NEW ORLEANS — We've all seen the damages in Florida from Hurricane Ian, and know the same could have happened in Southeast Louisiana.
Some insurance companies have pulled out of Louisiana because of past hurricane damages at home.
So how will these new Florida insurance claims affect our rates?
The insurance commissioner says if we can just get through October without costly hurricane damage, he is starting to get interest from insurance companies who want to come back and do business here again.
But here's what you can expect with your homeowners insurance. This is not about the new 2.0 flood insurance increases.
The state insurance commissioner says you should expect your homeowners insurance rate to increase. The question is will it be a little or a lot? He says that it all depends on the cost of Hurricane Ian's damages in Florida.
“If it's (similar to) Ida, then it will not have a significant effect on rates. If it's twice (as high as) Katrina, it will have a dramatic effect increasing costs on homeowners insurance, and commercial property insurance in our state, the state that is most vulnerable to hurricane events,” said Louisiana Insurance Commissioner Jim Donelon.
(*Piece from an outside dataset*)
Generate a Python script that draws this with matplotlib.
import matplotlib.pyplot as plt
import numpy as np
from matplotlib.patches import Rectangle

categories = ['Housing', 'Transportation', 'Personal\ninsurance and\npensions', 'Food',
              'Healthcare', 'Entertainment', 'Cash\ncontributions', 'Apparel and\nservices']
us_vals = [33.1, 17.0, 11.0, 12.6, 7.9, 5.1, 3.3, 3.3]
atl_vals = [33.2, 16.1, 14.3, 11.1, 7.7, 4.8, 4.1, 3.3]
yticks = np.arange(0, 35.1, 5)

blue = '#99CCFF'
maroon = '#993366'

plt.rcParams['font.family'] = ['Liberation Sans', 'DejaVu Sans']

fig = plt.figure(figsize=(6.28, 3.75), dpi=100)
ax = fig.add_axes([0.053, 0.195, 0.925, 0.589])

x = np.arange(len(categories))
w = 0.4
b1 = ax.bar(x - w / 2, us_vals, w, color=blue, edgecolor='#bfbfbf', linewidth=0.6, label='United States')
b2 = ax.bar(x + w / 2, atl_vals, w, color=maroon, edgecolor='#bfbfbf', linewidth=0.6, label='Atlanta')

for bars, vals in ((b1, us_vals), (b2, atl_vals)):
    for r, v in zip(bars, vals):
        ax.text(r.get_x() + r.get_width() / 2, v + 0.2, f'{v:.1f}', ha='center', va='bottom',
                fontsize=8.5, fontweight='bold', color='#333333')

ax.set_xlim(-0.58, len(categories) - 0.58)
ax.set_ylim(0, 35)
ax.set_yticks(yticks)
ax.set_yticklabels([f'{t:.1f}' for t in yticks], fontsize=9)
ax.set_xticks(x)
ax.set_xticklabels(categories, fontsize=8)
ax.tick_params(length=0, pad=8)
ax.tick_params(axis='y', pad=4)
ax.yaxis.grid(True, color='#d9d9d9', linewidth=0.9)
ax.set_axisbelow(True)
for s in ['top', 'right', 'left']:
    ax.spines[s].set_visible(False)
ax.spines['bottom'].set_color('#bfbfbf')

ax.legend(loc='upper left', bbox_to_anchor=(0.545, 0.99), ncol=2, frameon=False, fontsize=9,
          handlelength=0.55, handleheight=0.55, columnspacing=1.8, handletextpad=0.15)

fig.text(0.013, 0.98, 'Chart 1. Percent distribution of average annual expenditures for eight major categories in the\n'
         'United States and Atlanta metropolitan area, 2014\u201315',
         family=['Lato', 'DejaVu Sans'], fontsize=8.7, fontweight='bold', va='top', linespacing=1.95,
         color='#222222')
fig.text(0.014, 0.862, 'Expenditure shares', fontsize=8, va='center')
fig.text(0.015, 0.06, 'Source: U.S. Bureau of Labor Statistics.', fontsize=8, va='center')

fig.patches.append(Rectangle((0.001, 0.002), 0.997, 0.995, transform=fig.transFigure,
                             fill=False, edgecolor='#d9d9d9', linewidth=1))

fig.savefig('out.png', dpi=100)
Insurance agent, Stephen Lovecchio says inflation of building materials is causing an increase. One quote he just got on a client went from in the $3,000 range to the $21,000 range. He agrees next year’s premiums will be higher than this year's.
“After hurricane Ian hit Florida, there's only a finite amount of money for hurricane risk in the gulf coast region of North America, and I think Ian just took it all,” said Lovecchio, who runs Lovecchio Insurance Agency in New Orleans.
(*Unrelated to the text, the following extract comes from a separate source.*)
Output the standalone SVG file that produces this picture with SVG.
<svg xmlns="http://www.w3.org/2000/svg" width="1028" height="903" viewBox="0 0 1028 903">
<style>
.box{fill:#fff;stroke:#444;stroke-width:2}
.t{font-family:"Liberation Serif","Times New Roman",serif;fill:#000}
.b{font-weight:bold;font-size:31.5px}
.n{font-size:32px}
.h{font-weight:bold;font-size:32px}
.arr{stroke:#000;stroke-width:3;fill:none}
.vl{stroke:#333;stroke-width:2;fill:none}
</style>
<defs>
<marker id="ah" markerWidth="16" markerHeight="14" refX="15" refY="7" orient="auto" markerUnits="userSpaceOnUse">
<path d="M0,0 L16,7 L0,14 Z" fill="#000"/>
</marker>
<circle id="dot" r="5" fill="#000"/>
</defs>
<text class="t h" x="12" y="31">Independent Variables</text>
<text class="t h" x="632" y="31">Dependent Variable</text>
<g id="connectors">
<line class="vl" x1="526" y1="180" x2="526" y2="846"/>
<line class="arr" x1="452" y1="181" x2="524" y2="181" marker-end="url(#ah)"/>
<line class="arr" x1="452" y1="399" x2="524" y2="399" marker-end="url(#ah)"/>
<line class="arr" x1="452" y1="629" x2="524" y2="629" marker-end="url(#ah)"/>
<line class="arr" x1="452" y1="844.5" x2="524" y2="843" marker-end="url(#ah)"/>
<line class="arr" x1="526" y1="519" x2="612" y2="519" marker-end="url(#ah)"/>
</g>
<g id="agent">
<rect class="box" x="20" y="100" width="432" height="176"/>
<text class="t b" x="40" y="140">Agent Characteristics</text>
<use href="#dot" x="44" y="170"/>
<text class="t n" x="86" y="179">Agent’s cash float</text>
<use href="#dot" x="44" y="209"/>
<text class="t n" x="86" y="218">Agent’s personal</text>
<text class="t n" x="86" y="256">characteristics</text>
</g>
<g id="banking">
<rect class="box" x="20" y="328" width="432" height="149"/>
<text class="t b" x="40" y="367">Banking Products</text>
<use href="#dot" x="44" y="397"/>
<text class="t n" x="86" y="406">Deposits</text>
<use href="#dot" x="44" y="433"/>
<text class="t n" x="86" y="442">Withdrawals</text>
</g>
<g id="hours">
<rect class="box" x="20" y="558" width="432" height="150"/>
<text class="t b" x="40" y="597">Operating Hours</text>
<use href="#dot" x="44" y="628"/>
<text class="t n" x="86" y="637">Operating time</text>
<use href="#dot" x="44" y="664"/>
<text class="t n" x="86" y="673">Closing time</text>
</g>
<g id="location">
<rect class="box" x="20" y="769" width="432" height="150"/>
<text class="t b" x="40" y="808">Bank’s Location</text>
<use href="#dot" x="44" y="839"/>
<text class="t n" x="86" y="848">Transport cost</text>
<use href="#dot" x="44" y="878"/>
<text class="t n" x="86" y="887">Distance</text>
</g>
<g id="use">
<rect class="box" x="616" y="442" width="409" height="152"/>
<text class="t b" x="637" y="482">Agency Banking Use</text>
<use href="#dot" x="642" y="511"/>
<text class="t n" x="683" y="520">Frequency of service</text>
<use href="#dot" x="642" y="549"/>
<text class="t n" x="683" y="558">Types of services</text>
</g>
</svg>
Here's why: There are only about a dozen big reinsurance companies worldwide. The companies we deal with all buy their insurance from them. And that cost of reinsurance is going up. And keep in mind they are covering natural disasters across the planet, and only have so much money in reserve.
“They'll give you the money, and they'll pay the claim, and they've paid every claim ever since they've been around for 300 years, but they need to get their money back quick, because they're waiting for the next one,” said Lovecchio.
He says Louisiana needs to incentivize private insurance companies to sell here. In the free market, competition drives prices down. Also, you may see hurricane deductibles go higher. And all the lawsuits in Louisiana and Florida cost insurance companies money, and tie up claims for years.
“We now have the highest property rates in the nation, and we're not a rich state. A larger percent of people's incomes go to pay for insurance to live in Southeast Louisiana,” he noted.
So what can you do.
1. Get an agent who can shop both home and flood insurance for you. There is no out-of-pocket cost for that.
2. Some are now combining pieces of coverage from different companies to get you a lower rate.